Interesting - so would this not have worked for my Ubuntu ami instance or my Ubuntu home machine?

oinksoft · on June 28, 2011

I can't speak for Ubuntu, but it's supposed to be reasonably stable and there is absolutely no reason to believe that package installation for this sort of software would differ between machines.

kevindication · on June 28, 2011

Works just fine on Ubuntu.

wesleyzhao · on June 28, 2011

Just tried that on a new Ubuntu instance...it worked!!! Wow...

tsumnia · on June 28, 2011

Is mechanize (http://wwwsearch.sourceforge.net/mechanize/) considered outdated or convoluted?

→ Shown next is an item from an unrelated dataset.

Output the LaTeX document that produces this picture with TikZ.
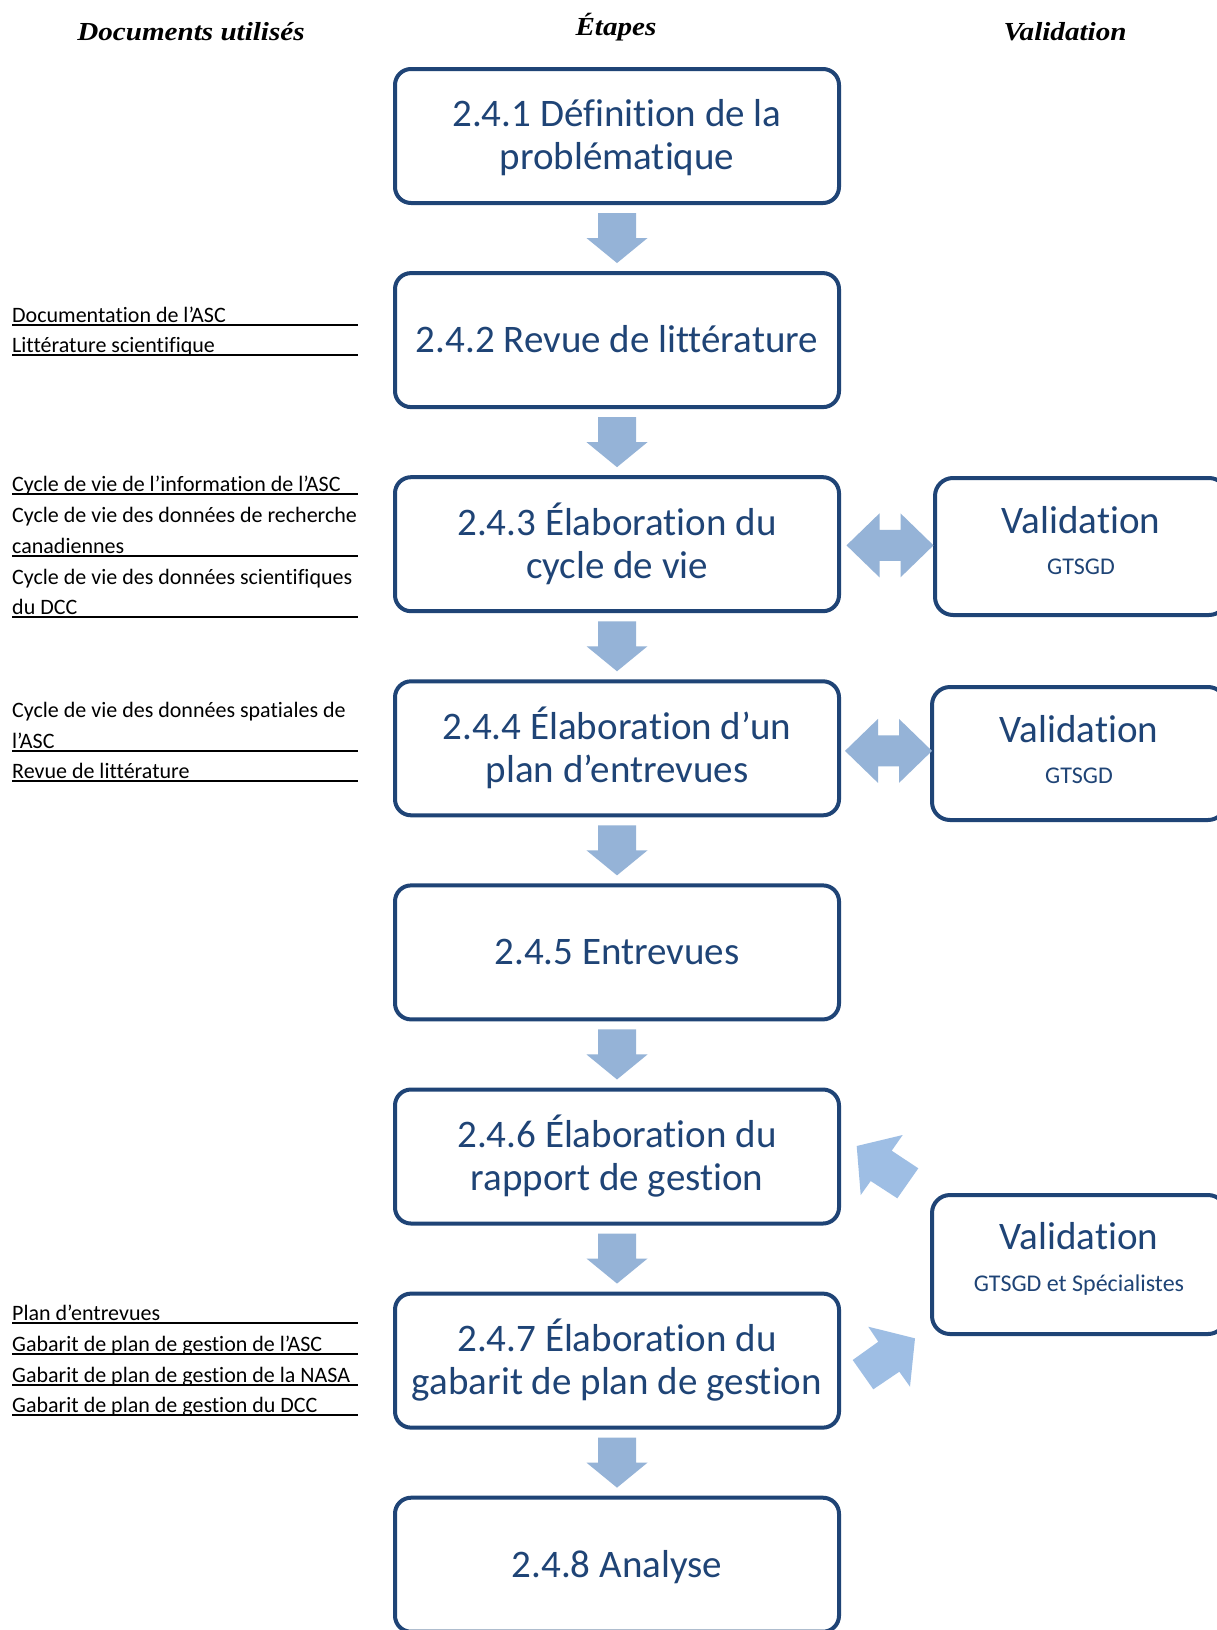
\documentclass[tikz,border=0pt]{standalone}
\usepackage{fontspec}
\setmainfont{Carlito}[Ligatures={TeX,NoCommon}]
\newfontfamily\hdrfont[FakeStretch=1.12]{Liberation Serif}
\usetikzlibrary{calc}
\definecolor{navy}{RGB}{31,68,118}
\definecolor{arrowblue}{RGB}{149,179,215}
\definecolor{arrowlight}{RGB}{158,190,228}
\tikzset{
  stepbox/.style={draw=navy, line width=4pt, rounded corners=16pt, minimum width=444pt, minimum height=134pt, inner sep=0pt, fill=white},
  valbox/.style={draw=navy, line width=4pt, rounded corners=18pt, inner sep=0pt, fill=white},
  steptext/.style={anchor=base, inner sep=0pt, text=navy, font=\fontsize{39}{40}\selectfont},
  valsub/.style={anchor=base, inner sep=0pt, text=navy, font=\fontsize{24}{26}\selectfont},
  doc/.style={anchor=base west, inner sep=0pt, font=\fontsize{22}{24}\selectfont},
  uline/.style={line width=1.4pt, black},
  header/.style={anchor=base, inner sep=0pt, font=\hdrfont\bfseries\itshape\fontsize{26}{28}\selectfont},
  blockarrow/.style={fill=arrowblue, draw=none},
  diagarrow/.style={fill=arrowlight, draw=none},
}
\begin{document}
\begin{tikzpicture}[x=1pt,y=-1pt]
\useasboundingbox (0,0) rectangle (1217,1630);
\clip (0,0) rectangle (1217,1630);
\fill[white] (0,0) rectangle (1217,1630);

% headers
\node[header] (h1) at (191,40) {Documents utilisés};
\node[header] (h2) at (616,35) {Étapes};
\node[header] (h3) at (1065,40) {Validation};

% main step boxes
\node[stepbox] (b1) at (617,136) {};
\node[stepbox] (b2) at (617,340.1) {};
\node[stepbox] (b3) at (617,544.2) {};
\node[stepbox] (b4) at (617,748.3) {};
\node[stepbox] (b5) at (617,952.4) {};
\node[stepbox] (b6) at (617,1156.5) {};
\node[stepbox] (b7) at (617,1360.6) {};
\node[stepbox] (b8) at (617,1564.7) {};

% texts in step boxes
\node[steptext] (b1a) at ($(b1.center)+(0,-10)$) {2.4.1 Définition de la};
\node[steptext] (b1b) at ($(b1.center)+(0,33)$) {problématique};
\node[steptext] (b2a) at ($(b2.center)+(0,12.5)$) {2.4.2 Revue de littérature};
\node[steptext] (b3a) at ($(b3.center)+(0,-9)$) {2.4.3 Élaboration du};
\node[steptext] (b3b) at ($(b3.center)+(0,34)$) {cycle de vie};
\node[steptext] (b4a) at ($(b4.center)+(0,-9)$) {2.4.4 Élaboration d’un};
\node[steptext] (b4b) at ($(b4.center)+(0,34)$) {plan d’entrevues};
\node[steptext] (b5a) at ($(b5.center)+(0,12.5)$) {2.4.5 Entrevues};
\node[steptext] (b6a) at ($(b6.center)+(0,-9)$) {2.4.6 Élaboration du};
\node[steptext] (b6b) at ($(b6.center)+(0,34)$) {rapport de gestion};
\node[steptext] (b7a) at ($(b7.center)+(0,-9)$) {2.4.7 Élaboration du};
\node[steptext] (b7b) at ($(b7.center)+(0,34)$) {gabarit de plan de gestion};
\node[steptext] (b8a) at ($(b8.center)+(0,12.5)$) {2.4.8 Analyse};

% vertical block arrows
\foreach \a/\b in {b1/b2,b2/b3,b3/b4,b4/b5,b5/b6,b6/b7,b7/b8}{
  \coordinate (m\a) at ($(\a.south)!0.5!(\b.north)$);
  \fill[blockarrow, shift={(m\a)}] (-19,-25) -- (19,-25) -- (19,0) -- (30.5,0) -- (0,25) -- (-30.5,0) -- (-19,0) -- cycle;
}

% validation boxes
\node[valbox, minimum width=292pt, minimum height=137pt] (v1) at (1081,546.5) {};
\node[valbox, minimum width=294pt, minimum height=133pt] (v2) at (1079,753.5) {};
\node[valbox, minimum width=294pt, minimum height=139pt] (v3) at (1079,1264.5) {};
\node[steptext] (v1a) at (1081,533.5) {Validation};
\node[valsub] (v1b) at (1081,574.5) {GTSGD};
\node[steptext] (v2a) at (1079,742) {Validation};
\node[valsub] (v2b) at (1079,783) {GTSGD};
\node[steptext] (v3a) at (1079,1249) {Validation};
\node[valsub] (v3b) at (1079,1291) {GTSGD et Spécialistes};

% double arrows
\coordinate (x1) at ($(b3.east)!0.5!(v1.west)+(3,0)$);
\coordinate (x2) at ($(b4.east)!0.5!(v2.west)+(3,0)$);
\foreach \c in {x1,x2}{
  \fill[blockarrow, shift={(\c)}] (-43.5,0) -- (-10.5,-32) -- (-10.5,-15.5) -- (10.5,-15.5) -- (10.5,-32) -- (43.5,0) -- (10.5,32) -- (10.5,15.5) -- (-10.5,15.5) -- (-10.5,32) -- cycle;
}

% diagonal arrows
\fill[diagarrow] (856.7,1146) -- (902.7,1135) -- (891.7,1150.7) -- (918.3,1168.3) -- (897.3,1198.3) -- (870.7,1181) -- (860.7,1195) -- cycle;
\fill[diagarrow] (915,1338.3) -- (868.3,1326.7) -- (878.3,1341.7) -- (852.7,1360) -- (873.3,1389.3) -- (899.3,1371.7) -- (910,1386.7) -- cycle;

% documents
\node[doc] (d1) at (12,322.5) {Documentation de l’ASC};
\node[doc] (d2) at (12,352.5) {Littérature scientifique};
\node[doc] (d3) at (12,491.5) {Cycle de vie de l’information de l’ASC};
\node[doc] (d4) at (12,522.5) {Cycle de vie des données de recherche};
\node[doc] (d5) at (12,553.5) {canadiennes};
\node[doc] (d6) at (12,584) {Cycle de vie des données scientifiques};
\node[doc] (d7) at (12,614.5) {du DCC};
\node[doc] (d8) at (12,717.5) {Cycle de vie des données spatiales de};
\node[doc] (d9) at (12,748.5) {l’ASC};
\node[doc] (d10) at (12,778.5) {Revue de littérature};
\node[doc] (d11) at (12,1320.5) {Plan d’entrevues};
\node[doc] (d12) at (12,1351.5) {Gabarit de plan de gestion de l’ASC};
\node[doc] (d13) at (12,1382.5) {Gabarit de plan de gestion de la NASA};
\node[doc] (d14) at (12,1412.5) {Gabarit de plan de gestion du DCC};
\foreach \d in {d1,d2,d3,d5,d7,d9,d10,d11,d12,d13,d14}{
  \draw[uline] ([yshift=-2.5pt]\d.base west) -- ++(346,0);
}
\end{tikzpicture}
\end{document}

It's what I've used for my scrapings.

Also, how well do these other scrapers handle Javascript? I've had to abandon some scrapes from ASP pages because they wouldn't properly handle it.

danohuiginn · on June 28, 2011

it's a different tool. Mechanize concentrates on navigating pages and downloading pages, following links, handling cookies etc. BeautifulSoup and lxml parse information out of the html.

There's some overlap, but not much. I have tended to use BeautifulSoup and mechanize together. As mentioned above, BeautifulSoup is no longer being actively maintained, and I'd recommend starting with lxml in most cases. I'm still using BeautifulSoup mainly because I have most of the package memorized.

tsumnia · on June 28, 2011

Thanks, I use the same combination, but haven't needed to make any new parses in a while. I'll read up on lxml for the next time.

wesleyzhao · on June 28, 2011

Is there any other tool that easily help with JS parsing?? This would actually be extremely useful since there are so many JavaScript generated pages.

llambda · on June 28, 2011

Maybe I missed it: why aren't you using pip? As I recall, the set up is as simple as: sudo pip install lxml or sudo pip install BeautifulSoup. If you're learning Python, definitely learn pip. Pip will make your life easier! :)

imgabe · on June 28, 2011

Just to throw in my own "I like X" better. I recently had some pages that Beautiful Soup just choked on and couldn't parse.

I like html5lib, which will even spit out a Beautiful Soup parse tree if that's your thing.

Torn · on June 28, 2011

Does this page kill the chrome tab for anyone else?